DIRECTIONS: Your task is to print all of the data word for word.
* * *
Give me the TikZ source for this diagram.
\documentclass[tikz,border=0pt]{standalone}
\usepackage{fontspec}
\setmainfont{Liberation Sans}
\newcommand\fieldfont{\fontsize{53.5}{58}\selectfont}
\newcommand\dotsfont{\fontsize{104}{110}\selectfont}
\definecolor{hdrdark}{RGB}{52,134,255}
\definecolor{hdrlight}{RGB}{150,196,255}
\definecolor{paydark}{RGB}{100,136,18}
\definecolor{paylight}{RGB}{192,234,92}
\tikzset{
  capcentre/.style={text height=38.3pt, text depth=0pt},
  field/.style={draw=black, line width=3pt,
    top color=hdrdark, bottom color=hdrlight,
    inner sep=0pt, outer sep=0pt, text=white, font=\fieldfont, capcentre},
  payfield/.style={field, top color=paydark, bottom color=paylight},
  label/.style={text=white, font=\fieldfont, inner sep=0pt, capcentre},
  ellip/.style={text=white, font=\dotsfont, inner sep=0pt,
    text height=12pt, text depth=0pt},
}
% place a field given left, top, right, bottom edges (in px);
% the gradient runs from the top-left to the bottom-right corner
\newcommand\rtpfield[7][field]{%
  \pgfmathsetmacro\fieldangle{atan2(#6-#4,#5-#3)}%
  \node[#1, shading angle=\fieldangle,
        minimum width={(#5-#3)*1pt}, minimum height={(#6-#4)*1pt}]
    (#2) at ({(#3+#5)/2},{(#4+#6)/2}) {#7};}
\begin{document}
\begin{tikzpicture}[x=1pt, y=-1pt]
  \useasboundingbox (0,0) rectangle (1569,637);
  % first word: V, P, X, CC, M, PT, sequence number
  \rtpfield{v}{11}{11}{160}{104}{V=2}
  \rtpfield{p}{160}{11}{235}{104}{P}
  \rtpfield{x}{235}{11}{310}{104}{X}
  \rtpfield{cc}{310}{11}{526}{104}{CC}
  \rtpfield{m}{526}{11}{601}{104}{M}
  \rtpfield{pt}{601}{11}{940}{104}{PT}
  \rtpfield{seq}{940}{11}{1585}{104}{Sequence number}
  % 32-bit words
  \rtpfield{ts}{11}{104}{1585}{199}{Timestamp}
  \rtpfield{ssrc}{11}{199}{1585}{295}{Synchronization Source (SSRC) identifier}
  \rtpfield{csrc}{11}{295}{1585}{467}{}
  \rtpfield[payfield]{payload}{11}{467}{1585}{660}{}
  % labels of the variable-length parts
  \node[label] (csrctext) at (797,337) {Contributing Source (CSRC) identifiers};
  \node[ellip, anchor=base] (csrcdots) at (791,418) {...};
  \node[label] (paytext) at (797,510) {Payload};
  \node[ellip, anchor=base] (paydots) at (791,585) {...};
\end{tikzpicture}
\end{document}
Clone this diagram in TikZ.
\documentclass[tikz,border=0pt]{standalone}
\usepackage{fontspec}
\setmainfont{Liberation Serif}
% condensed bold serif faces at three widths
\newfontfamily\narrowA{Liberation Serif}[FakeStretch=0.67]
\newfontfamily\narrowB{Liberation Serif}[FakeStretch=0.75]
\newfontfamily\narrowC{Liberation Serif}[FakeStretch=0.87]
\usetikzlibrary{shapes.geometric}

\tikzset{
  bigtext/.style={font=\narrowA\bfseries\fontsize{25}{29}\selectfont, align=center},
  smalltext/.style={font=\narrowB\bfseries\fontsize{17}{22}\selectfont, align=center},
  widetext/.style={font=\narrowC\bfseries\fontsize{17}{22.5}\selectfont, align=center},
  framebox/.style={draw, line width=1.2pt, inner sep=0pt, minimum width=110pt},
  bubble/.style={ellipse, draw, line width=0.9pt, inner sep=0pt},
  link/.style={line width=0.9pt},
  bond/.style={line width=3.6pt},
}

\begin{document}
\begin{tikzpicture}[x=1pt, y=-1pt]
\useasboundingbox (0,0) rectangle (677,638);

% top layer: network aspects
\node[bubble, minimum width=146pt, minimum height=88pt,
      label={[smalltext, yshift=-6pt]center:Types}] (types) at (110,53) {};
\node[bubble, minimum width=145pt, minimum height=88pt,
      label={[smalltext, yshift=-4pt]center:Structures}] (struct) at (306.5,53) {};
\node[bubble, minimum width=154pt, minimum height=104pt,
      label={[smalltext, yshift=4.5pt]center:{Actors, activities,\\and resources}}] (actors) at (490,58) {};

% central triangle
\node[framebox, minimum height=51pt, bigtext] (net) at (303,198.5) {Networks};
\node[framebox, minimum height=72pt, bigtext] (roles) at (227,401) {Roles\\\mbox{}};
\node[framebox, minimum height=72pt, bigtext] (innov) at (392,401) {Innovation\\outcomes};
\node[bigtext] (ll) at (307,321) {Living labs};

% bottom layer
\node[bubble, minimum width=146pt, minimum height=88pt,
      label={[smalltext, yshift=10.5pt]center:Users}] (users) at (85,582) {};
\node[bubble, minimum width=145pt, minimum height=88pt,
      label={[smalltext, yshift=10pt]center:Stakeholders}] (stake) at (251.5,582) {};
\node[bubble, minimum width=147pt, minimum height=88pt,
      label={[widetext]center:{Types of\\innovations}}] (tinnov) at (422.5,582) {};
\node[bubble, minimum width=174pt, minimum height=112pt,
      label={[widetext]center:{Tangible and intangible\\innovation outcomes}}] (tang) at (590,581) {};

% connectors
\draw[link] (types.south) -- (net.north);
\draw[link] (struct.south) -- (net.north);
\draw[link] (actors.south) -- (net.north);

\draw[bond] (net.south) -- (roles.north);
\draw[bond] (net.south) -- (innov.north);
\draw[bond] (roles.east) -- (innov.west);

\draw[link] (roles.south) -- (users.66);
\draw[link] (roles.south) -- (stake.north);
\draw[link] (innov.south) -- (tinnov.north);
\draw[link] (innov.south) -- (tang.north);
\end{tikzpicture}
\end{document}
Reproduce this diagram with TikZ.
* * *
FULL OUTPUT:
Give me the TikZ source for this diagram.
\documentclass[tikz,border=0pt]{standalone}
\usepackage{fontspec}
\setmainfont{Liberation Sans}
\newcommand\fieldfont{\fontsize{53.5}{58}\selectfont}
\newcommand\dotsfont{\fontsize{104}{110}\selectfont}
\definecolor{hdrdark}{RGB}{52,134,255}
\definecolor{hdrlight}{RGB}{150,196,255}
\definecolor{paydark}{RGB}{100,136,18}
\definecolor{paylight}{RGB}{192,234,92}
\tikzset{
  capcentre/.style={text height=38.3pt, text depth=0pt},
  field/.style={draw=black, line width=3pt,
    top color=hdrdark, bottom color=hdrlight,
    inner sep=0pt, outer sep=0pt, text=white, font=\fieldfont, capcentre},
  payfield/.style={field, top color=paydark, bottom color=paylight},
  label/.style={text=white, font=\fieldfont, inner sep=0pt, capcentre},
  ellip/.style={text=white, font=\dotsfont, inner sep=0pt,
    text height=12pt, text depth=0pt},
}
% place a field given left, top, right, bottom edges (in px);
% the gradient runs from the top-left to the bottom-right corner
\newcommand\rtpfield[7][field]{%
  \pgfmathsetmacro\fieldangle{atan2(#6-#4,#5-#3)}%
  \node[#1, shading angle=\fieldangle,
        minimum width={(#5-#3)*1pt}, minimum height={(#6-#4)*1pt}]
    (#2) at ({(#3+#5)/2},{(#4+#6)/2}) {#7};}
\begin{document}
\begin{tikzpicture}[x=1pt, y=-1pt]
  \useasboundingbox (0,0) rectangle (1569,637);
  % first word: V, P, X, CC, M, PT, sequence number
  \rtpfield{v}{11}{11}{160}{104}{V=2}
  \rtpfield{p}{160}{11}{235}{104}{P}
  \rtpfield{x}{235}{11}{310}{104}{X}
  \rtpfield{cc}{310}{11}{526}{104}{CC}
  \rtpfield{m}{526}{11}{601}{104}{M}
  \rtpfield{pt}{601}{11}{940}{104}{PT}
  \rtpfield{seq}{940}{11}{1585}{104}{Sequence number}
  % 32-bit words
  \rtpfield{ts}{11}{104}{1585}{199}{Timestamp}
  \rtpfield{ssrc}{11}{199}{1585}{295}{Synchronization Source (SSRC) identifier}
  \rtpfield{csrc}{11}{295}{1585}{467}{}
  \rtpfield[payfield]{payload}{11}{467}{1585}{660}{}
  % labels of the variable-length parts
  \node[label] (csrctext) at (797,337) {Contributing Source (CSRC) identifiers};
  \node[ellip, anchor=base] (csrcdots) at (791,418) {...};
  \node[label] (paytext) at (797,510) {Payload};
  \node[ellip, anchor=base] (paydots) at (791,585) {...};
\end{tikzpicture}
\end{document}
Clone this diagram in TikZ.
\documentclass[tikz,border=0pt]{standalone}
\usepackage{fontspec}
\setmainfont{Liberation Serif}
% condensed bold serif faces at three widths
\newfontfamily\narrowA{Liberation Serif}[FakeStretch=0.67]
\newfontfamily\narrowB{Liberation Serif}[FakeStretch=0.75]
\newfontfamily\narrowC{Liberation Serif}[FakeStretch=0.87]
\usetikzlibrary{shapes.geometric}

\tikzset{
  bigtext/.style={font=\narrowA\bfseries\fontsize{25}{29}\selectfont, align=center},
  smalltext/.style={font=\narrowB\bfseries\fontsize{17}{22}\selectfont, align=center},
  widetext/.style={font=\narrowC\bfseries\fontsize{17}{22.5}\selectfont, align=center},
  framebox/.style={draw, line width=1.2pt, inner sep=0pt, minimum width=110pt},
  bubble/.style={ellipse, draw, line width=0.9pt, inner sep=0pt},
  link/.style={line width=0.9pt},
  bond/.style={line width=3.6pt},
}

\begin{document}
\begin{tikzpicture}[x=1pt, y=-1pt]
\useasboundingbox (0,0) rectangle (677,638);

% top layer: network aspects
\node[bubble, minimum width=146pt, minimum height=88pt,
      label={[smalltext, yshift=-6pt]center:Types}] (types) at (110,53) {};
\node[bubble, minimum width=145pt, minimum height=88pt,
      label={[smalltext, yshift=-4pt]center:Structures}] (struct) at (306.5,53) {};
\node[bubble, minimum width=154pt, minimum height=104pt,
      label={[smalltext, yshift=4.5pt]center:{Actors, activities,\\and resources}}] (actors) at (490,58) {};

% central triangle
\node[framebox, minimum height=51pt, bigtext] (net) at (303,198.5) {Networks};
\node[framebox, minimum height=72pt, bigtext] (roles) at (227,401) {Roles\\\mbox{}};
\node[framebox, minimum height=72pt, bigtext] (innov) at (392,401) {Innovation\\outcomes};
\node[bigtext] (ll) at (307,321) {Living labs};

% bottom layer
\node[bubble, minimum width=146pt, minimum height=88pt,
      label={[smalltext, yshift=10.5pt]center:Users}] (users) at (85,582) {};
\node[bubble, minimum width=145pt, minimum height=88pt,
      label={[smalltext, yshift=10pt]center:Stakeholders}] (stake) at (251.5,582) {};
\node[bubble, minimum width=147pt, minimum height=88pt,
      label={[widetext]center:{Types of\\innovations}}] (tinnov) at (422.5,582) {};
\node[bubble, minimum width=174pt, minimum height=112pt,
      label={[widetext]center:{Tangible and intangible\\innovation outcomes}}] (tang) at (590,581) {};

% connectors
\draw[link] (types.south) -- (net.north);
\draw[link] (struct.south) -- (net.north);
\draw[link] (actors.south) -- (net.north);

\draw[bond] (net.south) -- (roles.north);
\draw[bond] (net.south) -- (innov.north);
\draw[bond] (roles.east) -- (innov.west);

\draw[link] (roles.south) -- (users.66);
\draw[link] (roles.south) -- (stake.north);
\draw[link] (innov.south) -- (tinnov.north);
\draw[link] (innov.south) -- (tang.north);
\end{tikzpicture}
\end{document}
Reproduce this diagram with TikZ.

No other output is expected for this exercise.